Task to carry out: Using the listing below, report all lines holding the word "this".

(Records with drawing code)
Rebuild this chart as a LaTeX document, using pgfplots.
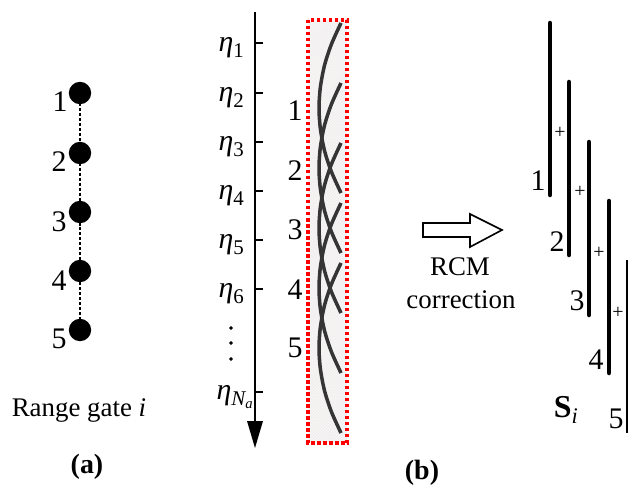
\documentclass[border=0pt]{standalone}
\usepackage{fontspec}
\setmainfont{Liberation Serif}
\usepackage{pgfplots}
\pgfplotsset{compat=1.18}
\usetikzlibrary{patterns}
\definecolor{curvegray}{HTML}{353535}
\definecolor{boxfill}{HTML}{F8F5F5}
\newcommand{\fs}[1]{\fontsize{#1}{#1}\selectfont}
\newcommand{\etalab}[1]{{\itshape η}\textsubscript{#1}}
\begin{document}
\begin{tikzpicture}
\begin{axis}[width=628bp,height=495bp,scale only axis,
  xmin=0,xmax=628,ymin=0,ymax=495,y dir=reverse,hide axis,clip=false]
\path (axis cs:0,0) rectangle (axis cs:628,495);
% ---------- panel (a)
\addplot[black, densely dashed, line width=1.3bp, mark=*, mark size=10.5bp, mark options={solid}]
  coordinates {(80,93) (80,153) (80,212) (80,271) (80,330)};
\node[font=\fs{30}] at (axis cs:60,102) {1};
\node[font=\fs{30}] at (axis cs:59,162) {2};
\node[font=\fs{30}] at (axis cs:59,222) {3};
\node[font=\fs{30}] at (axis cs:59,281) {4};
\node[font=\fs{30}] at (axis cs:59,339) {5};
\node[font=\fs{27}] at (axis cs:79,410) {Range gate \textit{i}};
\node[font=\fs{28}\bfseries] at (axis cs:87,467) {(a)};
% ---------- panel (b) left: slow time axis
\draw[line width=1.6bp] (axis cs:255,12) -- (axis cs:255,425);
\fill (axis cs:247,421) -- (axis cs:263,421) -- (axis cs:255,448) -- cycle;
\foreach \yy in {43,93,142,191,240,289,392}{
  \edef\tmp{\noexpand\draw[line width=1.6bp] (axis cs:255,\yy) -- (axis cs:263,\yy);}\tmp }
\node[font=\fs{30}, anchor=west] at (axis cs:215,48) {\etalab{1}};
\node[font=\fs{30}, anchor=west] at (axis cs:215,98) {\etalab{2}};
\node[font=\fs{30}, anchor=west] at (axis cs:215,147) {\etalab{3}};
\node[font=\fs{30}, anchor=west] at (axis cs:215,196) {\etalab{4}};
\node[font=\fs{30}, anchor=west] at (axis cs:215,245) {\etalab{5}};
\node[font=\fs{30}, anchor=west] at (axis cs:215,294) {\etalab{6}};
\node[font=\fs{30}, anchor=west] at (axis cs:213,397) {{\itshape η}\textsubscript{\itshape N\textsubscript{a}}};
\addplot[only marks, mark=*, mark size=1.7bp, black] coordinates {(231,328) (231,343) (231,359)};
\node[font=\fs{30}] at (axis cs:295,111) {1};
\node[font=\fs{30}] at (axis cs:295,171) {2};
\node[font=\fs{30}] at (axis cs:295,230) {3};
\node[font=\fs{30}] at (axis cs:295,290) {4};
\node[font=\fs{30}] at (axis cs:295,348) {5};
% box
\fill[boxfill] (axis cs:308,20) rectangle (axis cs:347,443);
\fill[pattern=north east lines, pattern color=black!8] (axis cs:308,20) rectangle (axis cs:347,443);
\draw[red, line width=3.2bp, dash pattern=on 3.5bp off 2.5bp] (axis cs:308,20) rectangle (axis cs:347,443);
% migration curves
\addplot[smooth, curvegray, line width=3.5bp] coordinates {(341,23) (331.5,44) (324.6,65) (320.4,87) (319,108) (320.4,129) (324.6,151) (331.5,172) (341,193)};
\addplot[smooth, curvegray, line width=3.5bp] coordinates {(341,83) (331.5,104) (324.6,125) (320.4,147) (319,168) (320.4,189) (324.6,211) (331.5,232) (341,253)};
\addplot[smooth, curvegray, line width=3.5bp] coordinates {(341,143) (331.5,164) (324.6,185) (320.4,207) (319,228) (320.4,249) (324.6,271) (331.5,292) (341,313)};
\addplot[smooth, curvegray, line width=3.5bp] coordinates {(341,203) (331.5,224) (324.6,245) (320.4,267) (319,288) (320.4,309) (324.6,331) (331.5,352) (341,373)};
\addplot[smooth, curvegray, line width=3.5bp] coordinates {(341,263) (331.5,284) (324.6,305) (320.4,327) (319,348) (320.4,369) (324.6,391) (331.5,412) (341,433)};
% ---------- hollow arrow
\draw[line width=1.6bp, fill=white] (axis cs:423,223) -- (axis cs:470,223) -- (axis cs:470,214) -- (axis cs:502,230) -- (axis cs:470,247) -- (axis cs:470,237) -- (axis cs:423,237) -- cycle;
\node[font=\fs{27}] at (axis cs:460,267) {RCM};
\node[font=\fs{27}] at (axis cs:461,300) {correction};
\node[font=\fs{28}\bfseries] at (axis cs:422,473) {(b)};
% ---------- corrected signals
\addplot[black, line width=4.5bp, line cap=round] coordinates {(550,23) (550,195)};
\addplot[black, line width=4.5bp, line cap=round] coordinates {(569,82) (569,255)};
\addplot[black, line width=4.5bp, line cap=round] coordinates {(589,142) (589,315)};
\addplot[black, line width=4.5bp, line cap=round] coordinates {(609,201) (609,373)};
\addplot[black, line width=1.5bp] coordinates {(627,260) (627,433)};
\node[font=\fs{30}] at (axis cs:538,181) {1};
\node[font=\fs{30}] at (axis cs:557,242) {2};
\node[font=\fs{30}] at (axis cs:577,301) {3};
\node[font=\fs{30}] at (axis cs:596,360) {4};
\node[font=\fs{30}] at (axis cs:616,419) {5};
\node[font=\fs{20}] at (axis cs:560,133) {+};
\node[font=\fs{20}] at (axis cs:580,192) {+};
\node[font=\fs{20}] at (axis cs:599,253) {+};
\node[font=\fs{20}] at (axis cs:618,313) {+};
\node[font=\fs{32}] at (axis cs:566,410) {\textbf{S}\textsubscript{\itshape i}};
\end{axis}
\end{tikzpicture}
\end{document}
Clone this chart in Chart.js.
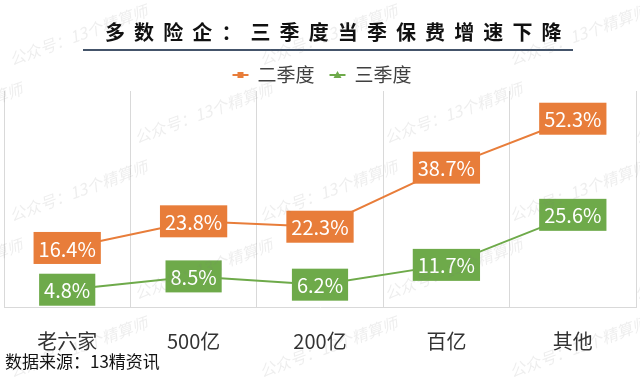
<!DOCTYPE html>
<html lang="zh">
<head>
<meta charset="UTF-8">
<title>多数险企：三季度当季保费增速下降</title>
<script src="https://cdn.jsdelivr.net/npm/chart.js"></script>
<style>
  html, body { margin: 0; padding: 0; background: #fff; }
  #wrap { width: 640px; height: 382px; position: relative; }
</style>
</head>
<body>
<div id="wrap"><canvas id="growthChart" width="640" height="382"></canvas></div>
<script>
  const categories = ['老六家', '500亿', '200亿', '百亿', '其他'];
  const q2Growth = [16.4, 23.8, 22.3, 38.7, 52.3];
  const q3Growth = [4.8, 8.5, 6.2, 11.7, 25.6];
  const seriesNames = ['二季度', '三季度'];
  const seriesColors = ['#E87D3A', '#6EAA4A'];
  const titleText = '多数险企：三季度当季保费增速下降';
  const sourceText = '数据来源：13精资讯';
  const watermarkText = '公众号：13个精算师';
  const fontFamily = '"Noto Sans CJK SC", "Noto Sans", sans-serif';

  // faint tiled watermark, drawn over everything like the original
  const watermarkPlugin = {
    id: 'watermark',
    afterDraw(chart) {
      const ctx = chart.ctx;
      ctx.save();
      ctx.font = 'italic 16px ' + fontFamily;
      ctx.fillStyle = 'rgba(120,120,120,0.13)';
      ctx.textBaseline = 'middle';
      for (let row = 0; row < 6; row++) {
        for (let col = -1; col < 4; col++) {
          const x = col * 250 + (row % 2) * 125 + 10;
          const y = 60 + row * 78;
          ctx.save();
          ctx.translate(x, y);
          ctx.rotate(-20 * Math.PI / 180);
          ctx.fillText(watermarkText, 0, 0);
          ctx.restore();
        }
      }
      ctx.restore();
    }
  };

  // boxed value labels sitting on each point
  const valueLabelPlugin = {
    id: 'valueLabels',
    afterDatasetsDraw(chart) {
      const ctx = chart.ctx;
      ctx.save();
      ctx.font = '20px ' + fontFamily;
      ctx.textAlign = 'center';
      ctx.textBaseline = 'middle';
      chart.data.datasets.forEach((ds, i) => {
        const meta = chart.getDatasetMeta(i);
        meta.data.forEach((pt, j) => {
          const txt = ds.data[j].toFixed(1) + '%';
          const w = ctx.measureText(txt).width + 10;
          const h = 32;
          ctx.fillStyle = ds.borderColor;
          ctx.fillRect(pt.x - w / 2, pt.y - h / 2, w, h);
          ctx.fillStyle = '#ffffff';
          ctx.fillText(txt, pt.x, pt.y + 1);
        });
      });
      ctx.restore();
    }
  };

  // title with underline, legend and source note
  const decorPlugin = {
    id: 'decor',
    afterDraw(chart) {
      const ctx = chart.ctx;
      ctx.save();
      // title, spaced out char by char
      ctx.font = 'bold 20px ' + fontFamily;
      ctx.fillStyle = '#111111';
      ctx.textBaseline = 'middle';
      ctx.textAlign = 'left';
      const chars = Array.from(titleText);
      const step = 29.1;
      chars.forEach((c, i) => ctx.fillText(c, 105 + i * step, 32));
      ctx.strokeStyle = '#44546A';
      ctx.lineWidth = 2;
      ctx.beginPath();
      ctx.moveTo(83, 50);
      ctx.lineTo(573, 50);
      ctx.stroke();

      // legend
      ctx.font = '19px ' + fontFamily;
      const items = chart.data.datasets.map(ds => ({ label: ds.label, color: ds.borderColor }));
      const markW = 16, gap = 9, itemGap = 15;
      const widths = items.map(it => markW + gap + ctx.measureText(it.label).width);
      const total = widths.reduce((a, b) => a + b, 0) + itemGap * (items.length - 1);
      let x = 322 - total / 2;
      const ly = 75;
      items.forEach((it, i) => {
        ctx.strokeStyle = it.color;
        ctx.lineWidth = 2;
        ctx.beginPath();
        ctx.moveTo(x, ly);
        ctx.lineTo(x + markW, ly);
        ctx.stroke();
        ctx.fillStyle = it.color;
        const cx = x + markW / 2;
        if (i === 0) {
          ctx.fillRect(cx - 3, ly - 3, 6, 6);
        } else {
          ctx.beginPath();
          ctx.moveTo(cx, ly - 4);
          ctx.lineTo(cx + 4, ly + 3);
          ctx.lineTo(cx - 4, ly + 3);
          ctx.closePath();
          ctx.fill();
        }
        ctx.fillStyle = '#404040';
        ctx.fillText(it.label, x + markW + gap, ly);
        x += widths[i] + itemGap;
      });

      // source
      ctx.font = '17px ' + fontFamily;
      ctx.fillStyle = '#111111';
      ctx.fillText(sourceText, 5, 362);
      ctx.restore();
    }
  };

  const ctx = document.getElementById('growthChart').getContext('2d');
  const chart = new Chart(ctx, {
    type: 'line',
    data: {
      labels: categories,
      datasets: [
        {
          label: seriesNames[0],
          data: q2Growth,
          borderColor: seriesColors[0],
          backgroundColor: seriesColors[0],
          borderWidth: 2,
          pointRadius: 0,
          tension: 0
        },
        {
          label: seriesNames[1],
          data: q3Growth,
          borderColor: seriesColors[1],
          backgroundColor: seriesColors[1],
          borderWidth: 2,
          pointRadius: 0,
          tension: 0
        }
      ]
    },
    options: {
      responsive: false,
      animation: false,
      layout: { padding: { left: 4, right: 4, top: 91, bottom: 7 } },
      plugins: {
        legend: { display: false },
        title: { display: false },
        tooltip: { enabled: false }
      },
      scales: {
        x: {
          offset: true,
          grid: { offset: true, color: '#d9d9d9', drawTicks: false },
          border: { color: '#d9d9d9' },
          ticks: { color: '#333333', padding: 22, font: { size: 20, family: fontFamily } }
        },
        y: { display: false, min: 0, max: 60 }
      }
    },
    plugins: [valueLabelPlugin, decorPlugin, watermarkPlugin]
  });
</script>
</body>
</html>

Full output:
Rebuild this chart as a LaTeX document, using pgfplots.
Clone this chart in Chart.js.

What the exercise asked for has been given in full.